I wasn’t sure how to respond, because frankly, I didn’t want to either.
Even by northeast kingdom standards, Quimby is remote. Averill, after all, is not a place you stumble upon. Up and up you go, past St. Johnsbury and Burke, practically scraping the Canadian border, before you arrive. Quimby land extends more than 1,000 acres and includes two lakes. It practically is Averill.
In addition to all those woods and waters, Quimby Country includes a lodge, a clubhouse, and 19 lakefront cottages. You’re in the backwoods but in cottages with kitchens, full baths, and wood stoves. They extend like a ribbon from the main building, where guests gather for three big meals a day and a lot of porch-time reading in between. Staffers serve the meals; cleaning crews turn over the cottages each morning. Everything’s rustic but not uncomfortable—and at times it can even feel a little sophisticated.

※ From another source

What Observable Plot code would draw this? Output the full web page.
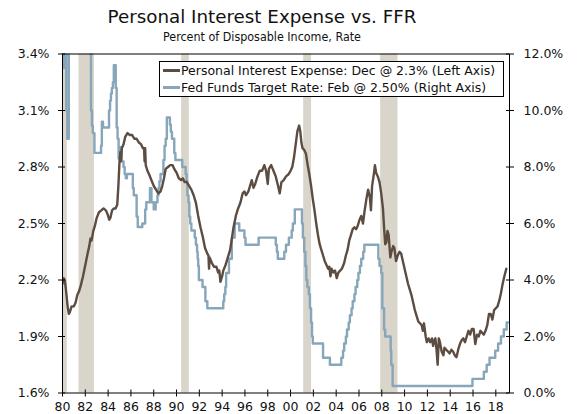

It’s like one-stop vacationing. There are bikes and boats to use, counselor-led biking and fishing sessions for kids, and evening games for everyone. I fired up my car only once, and that was because I’d forgotten to bring enough saline solution for my contacts. In some ways, the rhythm of our days was not that different from that of guests who had been coming here for generations.
The story of Quimby Country begins in 1893, when Charles Quimby, a local hardware store owner, took on half-ownership of the property in lieu of payment for the materials used to build it. Cold Spring House, as it was then known, catered to anglers and hunters from around New England, the earliest of whom slept in platform tents. Just getting there was an ordeal: a long train ride, then a horse-and-buggy escort. The journey’s length no doubt explains why visitors often stayed a month or two.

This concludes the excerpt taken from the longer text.